Le buycott deviendrait-il le nouveau boycott des consommacteurs
Published on
22 October 2018

Consumers have a certain amount of power to change the behavior of companies. In particular, their purchasing power and how they spend their money has a direct impact on a company’s success. Boycotting is a well-known use of this power. However, new research suggests that buycotting (or buying products to reward a company’s good behavior) could be an underused, but effective tool for consumers.

Robert Mai, an associate professor of marketing at GEM, explains that: "Consumers can use their purchasing power in two manners to express their social or environmental concerns. First, they can boycott an 'irresponsible' company. Second, they can deliberately buy from a 'responsible' company (buycott)."

Boycotting, which is much more widely known, is a practice that relies on a consumer restricting his or her purchasing habits to punish a company. On the other hand, buycotting is a much less known practice that relies on rewarding a company for good behavior by buying its products. In their  research, Robert and his colleagues investigated the different motivational mechanisms that determine why consumers join boycotts or buycotts. .

Buycotting: encouraging change through action instead of restriction

"To create change in corporate behavior, boycotting asks customers to refrain from purchasing something they would normally buy, thereby creating a conflict between their consumption desires and their environmental or social values. Buycotts are the opposite as they're based on rewarding favorable corporate behavior. You can still buy a desired product and 'do good' at the same time," explains Robert. To understand their effectiveness, Robert goes on to explain that these practices can be even more powerful when considered in light of two consumer characteristics: first, hedonistic lifestyles (when pleasure is derived from shopping), and second, simplicity (lifestyles that refrain from consumerism).

"For a hedonistic consumer, a boycott imposes a restriction. But these same consumers responded very well to buycotts as a means to nudge companies in the right direction. For consumers who favor a simplistic lifestyle, boycotts are an acceptable option as they align with their lifestyle. This distinction offers an important insight into the power for change that could be harnessed through the use of the lesser known buycott."

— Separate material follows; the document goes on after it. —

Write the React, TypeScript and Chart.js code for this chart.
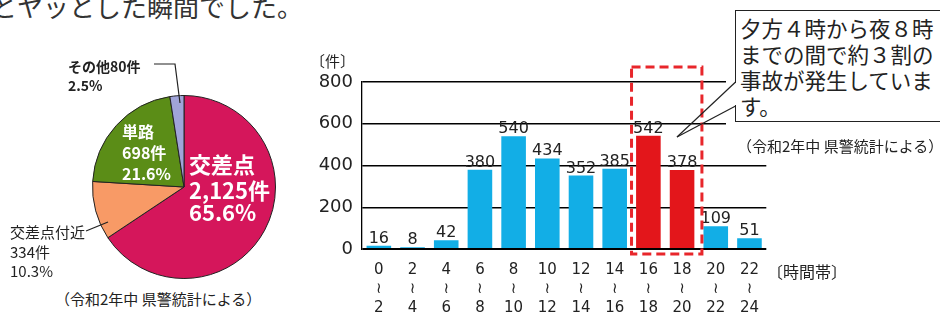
import React, { useEffect, useRef } from 'react';
import { Chart, registerables } from 'chart.js';

Chart.register(...registerables);

// ---- Pie data (場所別) ----
const pieLabels = ['交差点', '交差点付近', '単路', 'その他'];
const pieValues = [2125, 334, 698, 80];
const piePercents = ['65.6', '10.3', '21.6', '2.5'];
const pieColors = ['#D5165B', '#F89A66', '#5B8D17', '#A0A4D9'];

// ---- Bar data (時間帯別) ----
const hourStarts = ['0', '2', '4', '6', '8', '10', '12', '14', '16', '18', '20', '22'];
const hourEnds = ['2', '4', '6', '8', '10', '12', '14', '16', '18', '20', '22', '24'];
const accidents = [16, 8, 42, 380, 540, 434, 352, 385, 542, 378, 109, 51];
const highlighted = [8, 9];
const yTicks = [0, 200, 400, 600, 800];

const BLUE = '#12AEE6';
const RED = '#E3161B';
const INK = '#222';
const CJK = '"Noto Sans CJK JP", "Noto Sans CJK SC", sans-serif';

function T(props: { x: number; y: number; size: number; weight?: number; color?: string; lh?: number; children: any }) {
  const h = props.lh ?? Math.round(props.size * 1.25);
  return (
    <div
      style={{
        position: 'absolute',
        left: props.x,
        top: props.y - h / 2,
        fontSize: props.size,
        lineHeight: `${h}px`,
        fontWeight: props.weight ?? 400,
        color: props.color ?? INK,
        whiteSpace: 'nowrap',
        fontFamily: CJK,
      }}
    >
      {props.children}
    </div>
  );
}

export default function App() {
  const pieRef = useRef<HTMLCanvasElement | null>(null);
  const barRef = useRef<HTMLCanvasElement | null>(null);

  useEffect(() => {
    const pie = new Chart(pieRef.current!, {
      type: 'pie',
      data: {
        labels: pieLabels,
        datasets: [
          {
            data: pieValues,
            backgroundColor: pieColors,
            borderColor: '#222',
            borderWidth: 1,
          },
        ],
      },
      options: {
        responsive: false,
        animation: false,
        devicePixelRatio: 1,
        layout: { padding: 2 },
        plugins: { legend: { display: false }, tooltip: { enabled: false } },
      },
    });

    const valueLabels = {
      id: 'valueLabels',
      afterDatasetsDraw(chart: any) {
        const ctx = chart.ctx;
        const meta = chart.getDatasetMeta(0);
        ctx.save();
        ctx.font = '16px "DejaVu Sans"';
        ctx.fillStyle = INK;
        ctx.textAlign = 'center';
        ctx.textBaseline = 'alphabetic';
        meta.data.forEach((bar: any, i: number) => {
          ctx.fillText(String(accidents[i]), bar.x, bar.y - 3);
        });
        ctx.restore();
      },
    };

    const highlightBox = {
      id: 'highlightBox',
      afterDraw(chart: any) {
        const ctx = chart.ctx;
        const xs = chart.scales.x;
        const ys = chart.scales.y;
        const half = (xs.getPixelForValue(1) - xs.getPixelForValue(0)) / 2;
        const l = xs.getPixelForValue(highlighted[0]) - half;
        const r = xs.getPixelForValue(highlighted[highlighted.length - 1]) + half + 3;
        const t = ys.getPixelForValue(yTicks[yTicks.length - 1]) - 15;
        const b = ys.getPixelForValue(yTicks[0]) + 5;
        ctx.save();
        ctx.strokeStyle = '#E8262B';
        ctx.lineWidth = 3;
        ctx.setLineDash([9, 5]);
        ctx.strokeRect(l, t, r - l, b - t);
        ctx.restore();
      },
    };

    const bar = new Chart(barRef.current!, {
      type: 'bar',
      data: {
        labels: hourStarts.map((s, i) => [s, '≀', hourEnds[i]]),
        datasets: [
          {
            data: accidents,
            backgroundColor: accidents.map((_, i) => (highlighted.includes(i) ? RED : BLUE)),
            barPercentage: 0.73,
            categoryPercentage: 1,
          },
        ],
      },
      options: {
        responsive: false,
        animation: false,
        devicePixelRatio: 1,
        layout: { padding: { top: 32, right: 0, left: 0, bottom: 0 } },
        plugins: { legend: { display: false }, tooltip: { enabled: false } },
        scales: {
          x: {
            grid: { display: false, drawTicks: false },
            border: { display: false },
            ticks: {
              font: { family: 'DejaVu Sans', size: 15, lineHeight: '19px' },
              color: INK,
              padding: 12,
              maxRotation: 0,
              autoSkip: false,
            },
            afterFit: (s: any) => {
              s.height = 65;
            },
          },
          y: {
            min: yTicks[0],
            max: yTicks[yTicks.length - 1],
            ticks: {
              stepSize: yTicks[1] - yTicks[0],
              font: { family: 'DejaVu Sans', size: 18 },
              color: INK,
              padding: 9,
            },
            grid: {
              color: '#000',
              lineWidth: (c: any) => (c.tick && c.tick.value === 0 ? 2 : 1.4),
              drawTicks: false,
            },
            border: { display: true, color: '#000', width: 1.3 },
            afterFit: (s: any) => {
              s.width = 62;
            },
          },
        },
      },
      plugins: [valueLabels, highlightBox],
    });

    return () => {
      pie.destroy();
      bar.destroy();
    };
  }, []);

  return (
    <div
      style={{
        position: 'fixed',
        left: 0,
        top: 0,
        width: 940,
        height: 314,
        overflow: 'hidden',
        background: '#fff',
        fontFamily: CJK,
        color: INK,
      }}
    >
      {/* title fragment */}
      <div
        style={{
          position: 'absolute',
          left: -9,
          top: -7,
          fontSize: 26,
          lineHeight: '26px',
          color: '#333',
          whiteSpace: 'nowrap',
        }}
      >
        とヤッとした瞬間でした。
      </div>

      {/* pie */}
      <canvas
        ref={pieRef}
        width={188}
        height={188}
        style={{ position: 'absolute', left: 90, top: 93, width: 188, height: 188 }}
      />

      {/* bar */}
      <canvas
        ref={barRef}
        width={471}
        height={264}
        style={{ position: 'absolute', left: 300, top: 50, width: 471, height: 264 }}
      />

      {/* pie labels */}
      <T x={189} y={163} size={22} weight={700} color="#fff">{pieLabels[0]}</T>
      <T x={189} y={189} size={22} weight={700} color="#fff">{pieValues[0].toLocaleString()}件</T>
      <T x={189} y={211} size={22} weight={700} color="#fff">{piePercents[0]}%</T>

      <T x={122} y={131} size={16} weight={700} color="#fff">{pieLabels[2]}</T>
      <T x={122} y={152} size={16} weight={700} color="#fff">{pieValues[2]}件</T>
      <T x={122} y={173} size={16} weight={700} color="#fff">{piePercents[2]}%</T>

      <T x={68} y={66} size={14} weight={700}>{pieLabels[3]}{pieValues[3]}件</T>
      <T x={68} y={85} size={14} weight={700}>{piePercents[3]}%</T>

      <T x={10} y={231} size={15}>{pieLabels[1]}</T>
      <T x={10} y={251} size={15}>{pieValues[1]}件</T>
      <T x={10} y={270} size={15}>{piePercents[1]}%</T>

      <T x={55} y={298} size={15}>（令和2年中 県警統計による）</T>

      {/* bar chart texts */}
      <T x={310} y={60} size={15}>〔件〕</T>
      <T x={767} y={271} size={16}>〔時間帯〕</T>
      <T x={737} y={145} size={15}>（令和2年中 県警統計による）</T>

      {/* white cover behind callout */}
      <div style={{ position: 'absolute', left: 726, top: 72, width: 60, height: 58, background: '#fff' }} />

      {/* callout */}
      <div
        style={{
          position: 'absolute',
          left: 735,
          top: 10,
          width: 230,
          height: 112,
          boxSizing: 'border-box',
          border: '1.3px solid #222',
          background: '#fff',
          paddingLeft: 4,
          paddingTop: 4,
          fontSize: 21.5,
          lineHeight: '26px',
          whiteSpace: 'nowrap',
          fontFamily: CJK,
          color: INK,
        }}
      >
        夕方４時から夜８時
        <br />
        までの間で約３割の
        <br />
        事故が発生していま
        <br />
        す。
      </div>

      <svg
        width={940}
        height={314}
        style={{ position: 'absolute', left: 0, top: 0, pointerEvents: 'none' }}
      >
        <line x1={735.6} y1={83} x2={735.6} y2={105} stroke="#fff" strokeWidth={3} />
        <line x1={735.6} y1={82} x2={677} y2={137} stroke="#222" strokeWidth={1.2} />
        <line x1={735.6} y1={106} x2={677} y2={137} stroke="#222" strokeWidth={1.2} />
        <polyline points="154,64 175,64 180,103" fill="none" stroke="#222" strokeWidth={1.2} />
        <line x1={86} y1={231} x2={108} y2={222} stroke="#222" strokeWidth={1.2} />
      </svg>
    </div>
  );
}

The ups and downs of the buycott

In general, activists, policy makers, associations and other engaged players generally call upon boycotts to implement change. However, it could be beneficial to increase the use of buycotts. "Buycotts offer a 'positive cycle' to create change in the sense that they don't limit consumers, and at the same time, they reward companies. Of course, you also have to consider the downside: encouraging consumerism to reward a company can have a negative impact in terms of the environment. It's important to remember that this strategy shouldn't be used to simply buy products you'll end up throwing out or not using... Another interesting practical point is that we noticed buycotts were more popular with younger audiences, a fact that could help orient future strategies to implement them," concludes Robert.